# Eating Pygmy goats.



## plowjockey (Aug 18, 2008)

We are considering raising pygmies (we have one already), some for pets, but don't want to keep a truckload of them around, since we have to buy all of our hay and agrain.

Granted they don't have that much meat, but is there any kind of market for a smaller goat?


----------



## Pony (Jan 6, 2003)

Don't know how much of a market there is meat pygmies, but I can tell you that they do pack on quite a bit of meat - well-marbled, too. 

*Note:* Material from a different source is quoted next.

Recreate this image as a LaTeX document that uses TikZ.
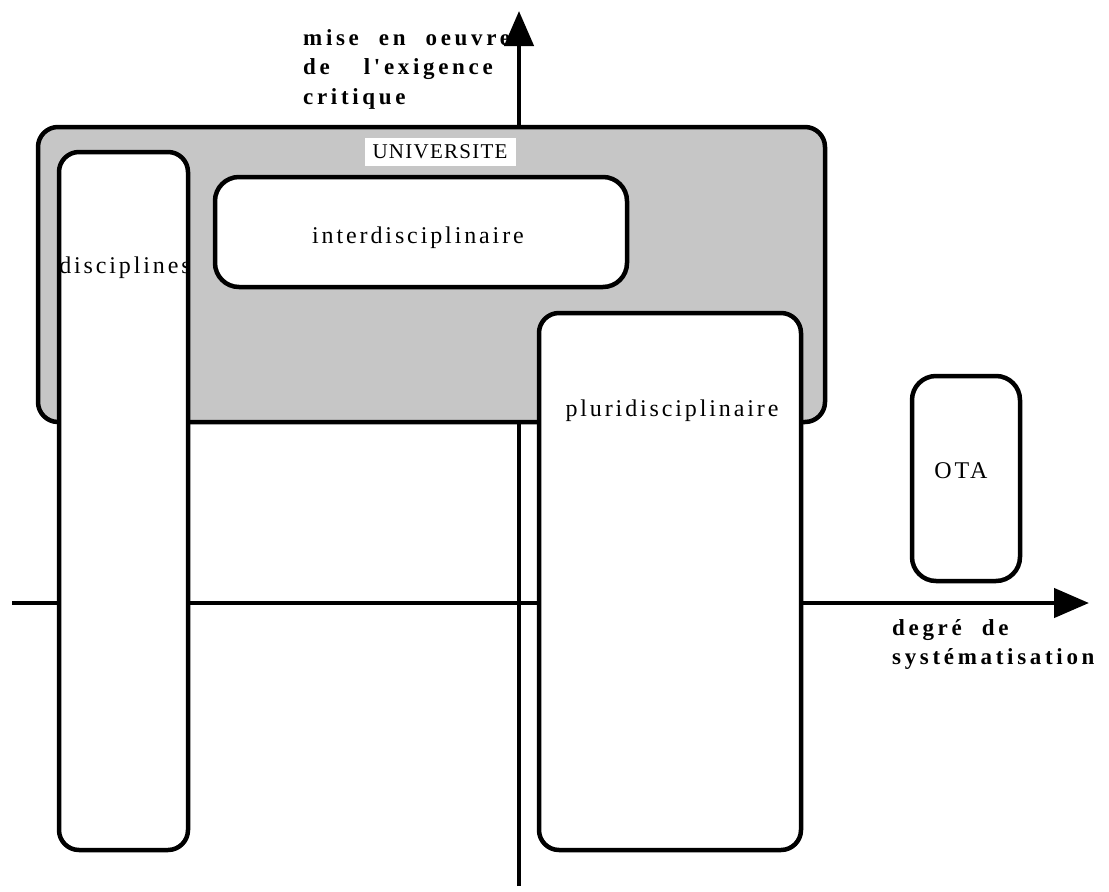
\documentclass[tikz,border=0pt]{standalone}
\usepackage{fontspec}
\setmainfont{Liberation Serif}
\newfontfamily\boxfont[LetterSpace=12]{Liberation Serif}
\newfontfamily\capsfont[LetterSpace=6]{Liberation Serif}
\newfontfamily\axisfont[LetterSpace=16]{Liberation Serif}
\usetikzlibrary{arrows.meta}

\begin{document}
\begin{tikzpicture}[x=1pt,y=-1pt,
  box/.style={draw,fill=white,line width=4.5pt,rounded corners=20pt,inner sep=0pt},
  univbox/.style={box,fill=gray!45},
  boxtext/.style={font=\boxfont\fontsize{24}{28}\selectfont,inner sep=0pt},
  axistext/.style={font=\axisfont\bfseries\fontsize{23}{29.5}\selectfont,align=left,inner sep=0pt,anchor=north west},
  axis/.style={line width=4.5pt,-{Triangle[length=35pt,width=29pt]}}]
\useasboundingbox (0,0) rectangle (1109,892);
\coordinate (xfrom) at (12,603);
\coordinate (xto) at (1089,603);
\coordinate (yfrom) at (519,886);
\coordinate (yto) at (519,11);
\draw[axis] (xfrom) -- (xto);
\draw[axis] (yfrom) -- (yto);
\node[univbox,minimum width=787pt,minimum height=295pt] (univ) at (431.5,274.5) {};
\node[fill=white,inner xsep=8pt,inner ysep=7pt,font=\capsfont\fontsize{21}{24}\selectfont] (univtxt) at (440,152) {UNIVERSITE};
\node[box,minimum width=129pt,minimum height=698pt] (disc) at (123.5,501) {};
\node[box,rounded corners=24pt,minimum width=412pt,minimum height=110pt] (inter) at (421,232) {};
\node[box,minimum width=262pt,minimum height=537pt] (pluri) at (670,581.5) {};
\node[box,rounded corners=24pt,minimum width=108pt,minimum height=205pt] (ota) at (966,478.5) {};
\node[boxtext] (disctxt) at (125,268) {disciplines};
\node[boxtext] (intertxt) at (418,238) {interdisciplinaire};
\node[boxtext] (pluritxt) at (672,411) {pluridisciplinaire};
\node[boxtext] (otatxt) at (961,471) {OTA};
\node[axistext] (ylabel) at (303,29) {mise\hspace{20pt}en\hspace{20pt}oeuvre\\de\hspace{34pt}l'exigence\\critique};
\node[axistext] (xlabel) at (892,619) {degré\hspace{20pt}de\\systématisation};
\end{tikzpicture}
\end{document}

We have a pygmy in the freezer now. AAMOF, had a pygmy goat roast for dinner today. Dee-lish!


----------



## BackfourtyMI. (Sep 3, 2007)

Pygmies are originally a Meat Breed goat & they do have quite a bit of meat on them. Folks over the years have been trying for small cutesy pet breeds & have bred them down so much in size though, they used to be bigger than what I see alot of folks with now.


----------



## Minelson (Oct 16, 2007)

Gretta does not like this subject at all!....but she is happy to know she is not fat, just meaty


----------



## bcadybug (Jul 2, 2009)

Minelson said:


> Gretta does not like this subject at all!....but she is happy to know she is not fat, just meaty




**Minelson, you crack me up!! lol... that's to darn funny!**


----------



## rabbitpatch (Jan 14, 2008)

I have a feeling if anybody tried to eat Gretta, she would likely bite them back. LOL :viking:


----------



## Suzyq2u (May 17, 2010)

LOL @ Gretta


----------



## Pony (Jan 6, 2003)

Minelson said:


> Gretta does not like this subject at all!....but she is happy to know she is not fat, just meaty


Oh, I just want to hug the stuffing out of that meaty little goat!!!!


----------



## Donna1982 (Jun 14, 2011)

Minelson said:


> Gretta does not like this subject at all!....but she is happy to know she is not fat, just meaty


Looks like to me shes saying bring it on baby!!! I know I can take you!! Give her a big hug for me. She is to freaking cute for her own good.


----------



## houndlover (Feb 20, 2009)

I have friends who raise pygmies, and every time they advertise them for sale on Craigslist, they get a ton of hispanic buyers interested in them for meat, so there must be markets in some areas. She has, so far, declined to sell them for meat.


----------



## Alice In TX/MO (May 10, 2002)

Pygmies *are* meat goats!


----------



## farmmom (Jan 4, 2009)

I've butchered 3 pygmies. The meat was wonderful!


----------



## mekasmom (Jan 19, 2010)

plowjockey said:


> Granted they don't have that much meat, but is there any kind of market for a smaller goat?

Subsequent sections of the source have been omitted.